Vatican: Pope proclaims ten new saints

Pope Francis proclaimed ten figures of the Church “saints” on Sunday in front of nearly 50,000 faithful from all over the world gathered in St. Peter’s Square in Rome.

Among these ten “canonized” are the French monks Marie Rivier, César de Bus and Charles de Foucauld, who had made an exploratory trip to Morocco in 1883, as well as the Dutch priest and journalist Titus Brandsma.

Pope Francis presided over the ceremony alongside some fifty cardinals and some 300 priests and bishops, including the Archbishop of Rabat Cardinal Cristóbal Lopez Romero accompanied by the Apostolic Prefect of Laayoune and the Apostolic Administrator of the Diocese of Tangier , who led a delegation of about twenty people from Morocco.

“Unfortunately, in the world, distances are growing and tensions and wars are increasing,” the pope said, hoping that these new saints could “inspire solutions of unity, paths of dialogue, especially in the heart and the spirit of those who occupy positions of great responsibility and are called to be protagonists of peace and not of war”.

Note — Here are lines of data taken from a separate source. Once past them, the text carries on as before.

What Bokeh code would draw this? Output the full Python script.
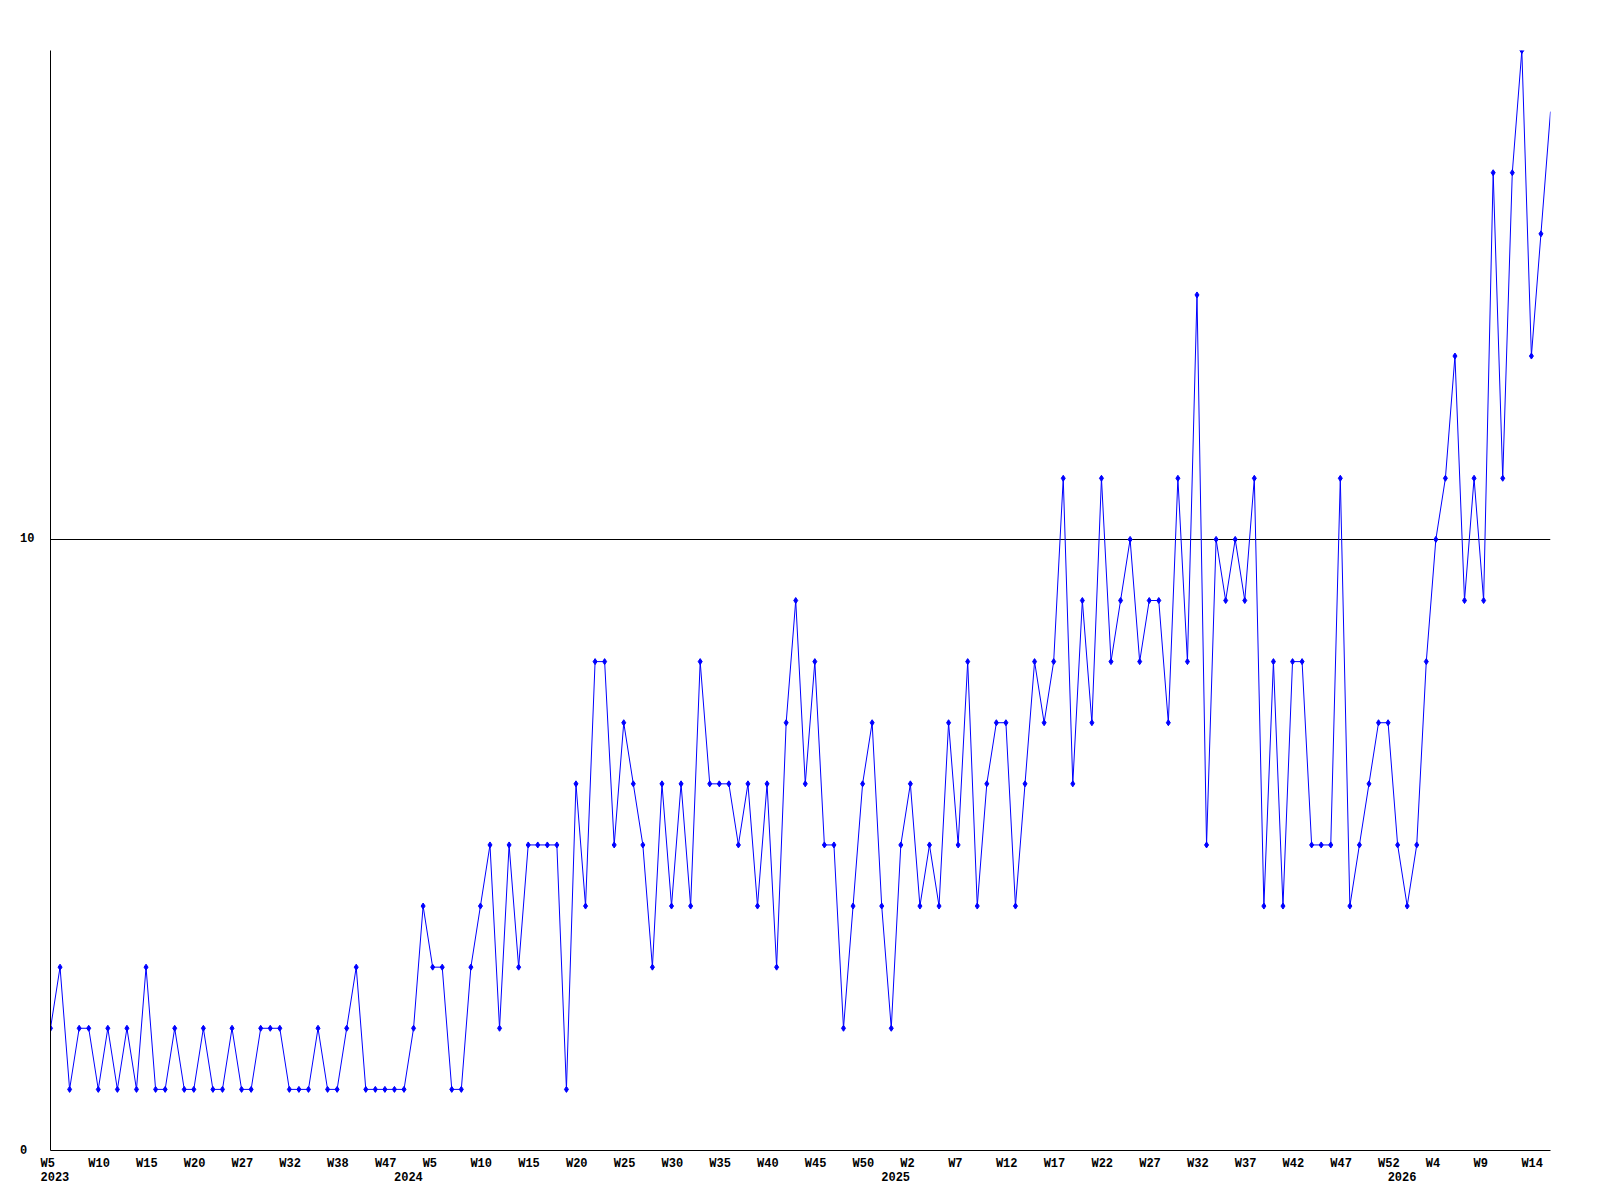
from bokeh.plotting import figure
from bokeh.models import Range1d, FixedTicker, LinearAxis, ColumnDataSource, Grid
from bokeh.embed import file_html
from bokeh.resources import INLINE

# weekly counts, one per data point (index = position along the x axis)
values = [
    2, 3, 1, 2, 2, 1, 2, 1, 2, 1, 3, 1, 1, 2, 1, 1, 2, 1, 1, 2, 1, 1, 2,
    2, 2, 1, 1, 1, 2, 1, 1, 2, 3, 1, 1, 1, 1, 1, 2, 4, 3, 3, 1, 1, 3,
    4, 5, 2, 5, 3, 5, 5, 5, 5, 1, 6, 4, 8, 8, 5, 7, 6, 5, 3, 6, 4, 6,
    4, 8, 6, 6, 6, 5, 6, 4, 6, 3, 7, 9, 6, 8, 5, 5, 2, 4, 6, 7, 4, 2,
    5, 6, 4, 5, 4, 7, 5, 8, 4, 6, 7, 7, 4, 6, 8, 7, 8, 11, 6, 9, 7, 11,
    8, 9, 10, 8, 9, 9, 7, 11, 8, 14, 5, 10, 9, 10, 9, 11, 4, 8, 4, 8, 8, 5, 5, 5,
    11, 4, 5, 6, 7, 7, 5, 4, 5, 8, 10, 11, 13, 9, 11, 9, 16, 11, 16, 18, 13, 15, 17,
]

week_tick_idx = list(range(0, 160, 5))
week_tick_labels = [
    "W5", "W10", "W15", "W20", "W27", "W32", "W38", "W47",
    "W5", "W10", "W15", "W20", "W25", "W30", "W35", "W40", "W45", "W50",
    "W2", "W7", "W12", "W17", "W22", "W27", "W32", "W37", "W42", "W47", "W52",
    "W4", "W9", "W14",
]
year_idx = [0, 37, 88, 141]
year_labels = ["2023", "2024", "2025", "2026"]

y_ticks = [0, 10]
y_tick_labels = ["0", "10"]

FONT = "Liberation Mono"
FSIZE = "12px"
FRAME_W = 1500
n = len(values)
px_per_idx = FRAME_W / (n - 1)
CHAR_W = 7.2
NBSP = "\u00a0"


def place(i, label):
    # labels are drawn left-anchored about 10px left of their point;
    # if the centred position would fall before the range start, pad with
    # no-break spaces instead so the text still starts at the same place
    text = label
    p = i + (len(text) * CHAR_W / 2 - 10) / px_per_idx
    while p < 0:
        text += NBSP
        p = i + (len(text) * CHAR_W / 2 - 10) / px_per_idx
    return round(p, 4), text


xs = list(range(n))
src_line = ColumnDataSource(data=dict(x=xs, y=values))
src_pts = ColumnDataSource(data=dict(x=xs[:-1], y=values[:-1]))

p = figure(width=1592, height=1192, output_backend="svg", toolbar_location=None,
           x_range=Range1d(0, n - 1), y_range=Range1d(0, 18),
           min_border_left=50, min_border_right=42, min_border_top=50,
           min_border_bottom=42, x_axis_location=None, y_axis_location=None)
p.outline_line_color = None
p.background_fill_color = "white"
p.border_fill_color = "white"

p.line("x", "y", source=src_line, line_color="#0000FF", line_width=1)
p.scatter("x", "y", source=src_pts, marker="diamond", size=6,
          fill_color="#0000FF", line_color="#0000FF", line_width=1)


def style_labels(ax):
    ax.major_tick_line_color = None
    ax.minor_tick_line_color = None
    ax.major_tick_out = 0
    ax.major_tick_in = 0
    ax.major_label_text_font = FONT
    ax.major_label_text_font_style = "bold"
    ax.major_label_text_font_size = FSIZE
    ax.major_label_text_color = "black"


# y axis: labels appear left-aligned, so pad the shorter one with a no-break space
maxlen = max(len(s) for s in y_tick_labels)
yax = LinearAxis(ticker=FixedTicker(ticks=y_ticks))
yax.major_label_overrides = {t: s + NBSP * (maxlen - len(s))
                             for t, s in zip(y_ticks, y_tick_labels)}
yax.axis_line_color = "black"
yax.axis_line_width = 1
style_labels(yax)
yax.major_label_standoff = 16
p.add_layout(yax, "left")

# week axis
wplaced = [place(i, l) for i, l in zip(week_tick_idx, week_tick_labels)]
xax = LinearAxis(ticker=FixedTicker(ticks=[pp for pp, _ in wplaced]))
xax.major_label_overrides = {pp: t for pp, t in wplaced}
xax.axis_line_color = "black"
xax.axis_line_width = 1
style_labels(xax)
xax.major_label_standoff = 6
p.add_layout(xax, "below")

# year axis
yplaced = [place(i, l) for i, l in zip(year_idx, year_labels)]
yrax = LinearAxis(ticker=FixedTicker(ticks=[pp for pp, _ in yplaced]))
yrax.major_label_overrides = {pp: t for pp, t in yplaced}
yrax.axis_line_color = None
style_labels(yrax)
yrax.major_label_standoff = -2
p.add_layout(yrax, "below")

p.xgrid.visible = False
p.ygrid.visible = False
g = Grid(dimension=1, ticker=FixedTicker(ticks=y_ticks))
g.grid_line_color = "black"
g.grid_line_width = 1
p.add_layout(g)

open("out.html", "w").write(file_html(p, INLINE))
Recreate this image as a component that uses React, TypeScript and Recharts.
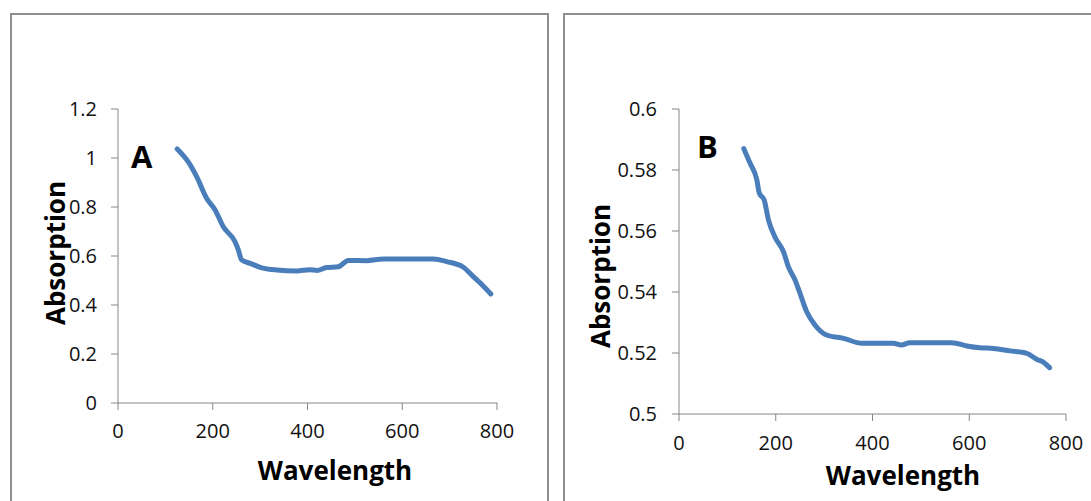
import React from "react";
import { LineChart, Line, XAxis, YAxis } from "recharts";

// Panel A: wavelength / absorption
const wavelengthA = [125, 148, 166, 187, 205, 222, 247, 254, 261, 279, 300, 335, 377, 405, 420, 440, 465, 486, 525, 560, 666, 694, 729, 750, 771, 787];
const absorptionA = [1.037, 0.985, 0.924, 0.836, 0.788, 0.72, 0.658, 0.625, 0.584, 0.57, 0.554, 0.543, 0.539, 0.544, 0.541, 0.553, 0.556, 0.582, 0.581, 0.588, 0.588, 0.577, 0.554, 0.516, 0.478, 0.445];

// Panel B
const wavelengthB = [134, 147, 161, 166, 176, 185, 198, 216, 226, 240, 250, 264, 281, 305, 340, 378, 443, 460, 477, 564, 595, 622, 650, 684, 719, 740, 753, 766];
const absorptionB = [0.587, 0.5822, 0.5767, 0.5724, 0.5702, 0.5636, 0.5581, 0.5532, 0.5483, 0.5439, 0.5396, 0.5335, 0.5292, 0.5259, 0.5248, 0.5232, 0.5232, 0.5226, 0.5234, 0.5234, 0.5223, 0.5217, 0.5215, 0.5207, 0.5199, 0.5179, 0.517, 0.5152];

const xTicks = [0, 200, 400, 600, 800];
const yTicksA = [0, 0.2, 0.4, 0.6, 0.8, 1, 1.2];
const yTicksB = [0.5, 0.52, 0.54, 0.56, 0.58, 0.6];

const dataA = wavelengthA.map((w, i) => ({ w, v: absorptionA[i] }));
const dataB = wavelengthB.map((w, i) => ({ w, v: absorptionB[i] }));

const FONT = "'Open Sans', sans-serif";
const AXIS = "#868686";
const BLUE = "#4a7ebb";
const tickStyle = { fontSize: 20, fill: "#111", fontFamily: FONT };
const titleStyle: React.CSSProperties = { fontSize: 26, fontWeight: 700, fill: "#000", fontFamily: FONT };

const frame = (left: number, width: number): React.CSSProperties => ({
  position: "absolute",
  left,
  top: 13,
  width,
  height: 520,
  border: "2px solid #8f8f8f",
  boxSizing: "border-box",
});

const letter = (left: number, top: number): React.CSSProperties => ({
  position: "absolute",
  left,
  top,
  fontFamily: FONT,
  fontWeight: 700,
  fontSize: 31,
  lineHeight: "31px",
  color: "#000",
});

export default function App() {
  return (
    <div style={{ position: "absolute", left: 0, top: 0, width: 1091, height: 501, overflow: "hidden", background: "#fff" }}>
      <div style={frame(10, 539)} />
      <div style={frame(563, 540)} />

      <div style={{ position: "absolute", left: 0, top: 0 }}>
        <LineChart width={560} height={501} data={dataA} margin={{ top: 109, right: 63, bottom: 0, left: 0 }}>
          <XAxis
            dataKey="w"
            type="number"
            domain={[0, 800]}
            ticks={xTicks}
            height={98}
            stroke={AXIS}
            tickSize={7}
            tickMargin={14}
            tick={tickStyle}
            label={() => (
              <text x={335} y={480} textAnchor="middle" style={titleStyle}>
                Wavelength
              </text>
            )}
          />
          <YAxis
            type="number"
            domain={[0, 1.2]}
            ticks={yTicksA}
            width={118}
            stroke={AXIS}
            tickSize={7}
            tickMargin={14}
            tick={tickStyle}
            label={() => (
              <text x={55} y={253} textAnchor="middle" dominantBaseline="central" transform="rotate(-90 55 253)" style={titleStyle}>
                Absorption
              </text>
            )}
          />
          <Line type="monotone" dataKey="v" stroke={BLUE} strokeWidth={5} strokeLinecap="round" dot={false} isAnimationActive={false} />
        </LineChart>
      </div>
      <div style={letter(131, 141)}>A</div>

      <div style={{ position: "absolute", left: 560, top: 0 }}>
        <LineChart width={531} height={501} data={dataB} margin={{ top: 109, right: 25, bottom: 0, left: 0 }}>
          <XAxis
            dataKey="w"
            type="number"
            domain={[0, 800]}
            ticks={xTicks}
            height={87}
            stroke={AXIS}
            tickSize={7}
            tickMargin={15}
            tick={tickStyle}
            label={() => (
              <text x={343} y={485} textAnchor="middle" style={titleStyle}>
                Wavelength
              </text>
            )}
          />
          <YAxis
            type="number"
            domain={[0.5, 0.6]}
            ticks={yTicksB}
            width={119}
            stroke={AXIS}
            tickSize={7}
            tickMargin={15}
            tick={tickStyle}
            label={() => (
              <text x={40} y={276} textAnchor="middle" dominantBaseline="central" transform="rotate(-90 40 276)" style={titleStyle}>
                Absorption
              </text>
            )}
          />
          <Line type="monotone" dataKey="v" stroke={BLUE} strokeWidth={5} strokeLinecap="round" dot={false} isAnimationActive={false} />
        </LineChart>
      </div>
      <div style={letter(697, 131)}>B</div>
    </div>
  );
}
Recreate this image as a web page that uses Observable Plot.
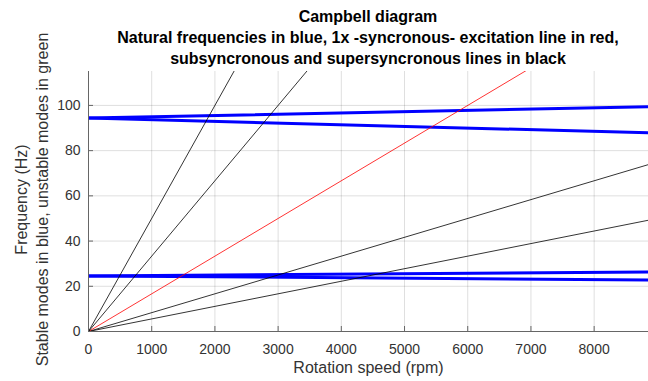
<!DOCTYPE html>
<html>
<head>
<meta charset="utf-8">
<script src="https://cdn.jsdelivr.net/npm/d3@7"></script>
<script src="https://cdn.jsdelivr.net/npm/@observablehq/plot@0.6"></script>
<style>
  body { margin: 0; background: #fff; }
  #wrap { position: relative; width: 648px; height: 381px; font-family: "Liberation Sans", Arial, sans-serif; overflow: hidden; }
  #chart { position: absolute; left: 0; top: 0; }
  #title { position: absolute; left: 88px; width: 560px; top: 6px; text-align: center; font-weight: bold; font-size: 16px; line-height: 21px; color: #000; }
</style>
</head>
<body>
<div id="wrap">
  <div id="chart"></div>
  <div id="title">Campbell diagram<br>Natural frequencies in blue, 1x -syncronous- excitation line in red,<br>subsyncronous and supersyncronous lines in black</div>
</div>
<script>
// ---- data ----
const speedDomain = [0, 8860];          // rpm
const freqDomain = [0, 115];            // Hz
const xTicks = [0, 1000, 2000, 3000, 4000, 5000, 6000, 7000, 8000];
const yTicks = [0, 20, 40, 60, 80, 100];

// natural frequencies (Hz) at the listed speeds (rpm)
const modeSpeeds = [0, 8860];
const mode1Backward = [24.6, 22.8];
const mode1Forward  = [24.6, 26.3];
const mode2Backward = [94.4, 87.9];
const mode2Forward  = [94.4, 99.4];

// excitation orders (multiples of running speed)
const excitationOrders = [1/3, 1/2, 1, 2, 3];
const excitationSpeeds = [0, 8860];

// ---- tables ----
const modes = [
  ["1B", mode1Backward], ["1F", mode1Forward],
  ["2B", mode2Backward], ["2F", mode2Forward]
].flatMap(([name, vals]) => vals.map((hz, i) => ({mode: name, rpm: modeSpeeds[i], hz})));

const excitation = excitationOrders.flatMap(order =>
  excitationSpeeds.map(rpm => ({order, rpm, hz: order * rpm / 60})));

const W = 648, H = 381, mL = 88, mR = 0, mT = 71, mB = 50;
const frameW = W - mL - mR, frameH = H - mT - mB;

const chart = Plot.plot({
  width: W,
  height: H,
  marginLeft: mL,
  marginRight: mR,
  marginTop: mT,
  marginBottom: mB,
  style: {fontFamily: "Liberation Sans, Arial, sans-serif", fontSize: "14px", color: "#333", background: "#fff"},
  x: {domain: speedDomain, ticks: xTicks, tickSize: 0, tickPadding: 13, tickFormat: d3.format("d"), label: null},
  y: {domain: freqDomain, ticks: yTicks, tickSize: 0, tickPadding: 8, tickFormat: d3.format("d"), label: null},
  marks: [
    Plot.gridX(xTicks.filter(d => d > 0), {stroke: "#000", strokeOpacity: 0.13}),
    Plot.gridY(yTicks.filter(d => d > 0), {stroke: "#000", strokeOpacity: 0.13}),
    Plot.line(modes, {x: "rpm", y: "hz", z: "mode", stroke: "#0000ff", strokeWidth: 3, clip: true}),
    Plot.line(excitation, {x: "rpm", y: "hz", z: "order",
      stroke: d => d.order === 1 ? "#ff0000" : "#000000", strokeWidth: 0.8, clip: true}),
    Plot.ruleX([0], {stroke: "#666", strokeWidth: 1}),
    Plot.ruleY([0], {stroke: "#666", strokeWidth: 1}),
    Plot.tickX(xTicks.filter(d => d > 0), {x: d => d, insetTop: frameH - 5, stroke: "#666"}),
    Plot.tickY(yTicks.filter(d => d > 0), {y: d => d, insetRight: frameW - 5, stroke: "#666"}),
    Plot.text(["Rotation speed (rpm)"], {frameAnchor: "bottom", dy: 41, fontSize: 16, fill: "#333"}),
    Plot.text(["Frequency (Hz)"], {frameAnchor: "left", textAnchor: "middle", rotate: -90, dx: -67, dy: -2, fontSize: 16, fill: "#333"}),
    Plot.text(["Stable modes in blue, unstable modes in green"], {frameAnchor: "left", textAnchor: "middle", rotate: -90, dx: -46, dy: -2, fontSize: 16, fill: "#333"})
  ]
});
document.getElementById("chart").appendChild(chart);
</script>
</body>
</html>
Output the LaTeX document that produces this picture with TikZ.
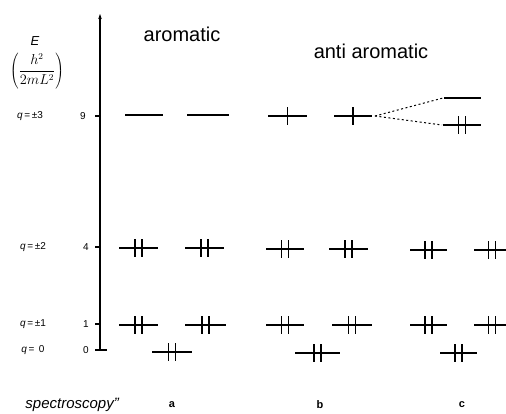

Early on Sunday, groups of pilgrims had begun to flock to the world’s largest basilica, where portraits of the new “saints” hung. The last canonization mass was celebrated in October 2019, a few months before the covid-19 pandemic.

The cathedrals of Tangier and Rabat will organize, respectively on May 22 and 29, ceremonies in tribute to Charles de Foucauld.

The beatification process for Charles de Foucauld, who was assassinated in 1916 in Tamanrasset, in southern Algeria, began in the 1930s. He was declared “blessed” in 2005 by Pope Benedict XVI.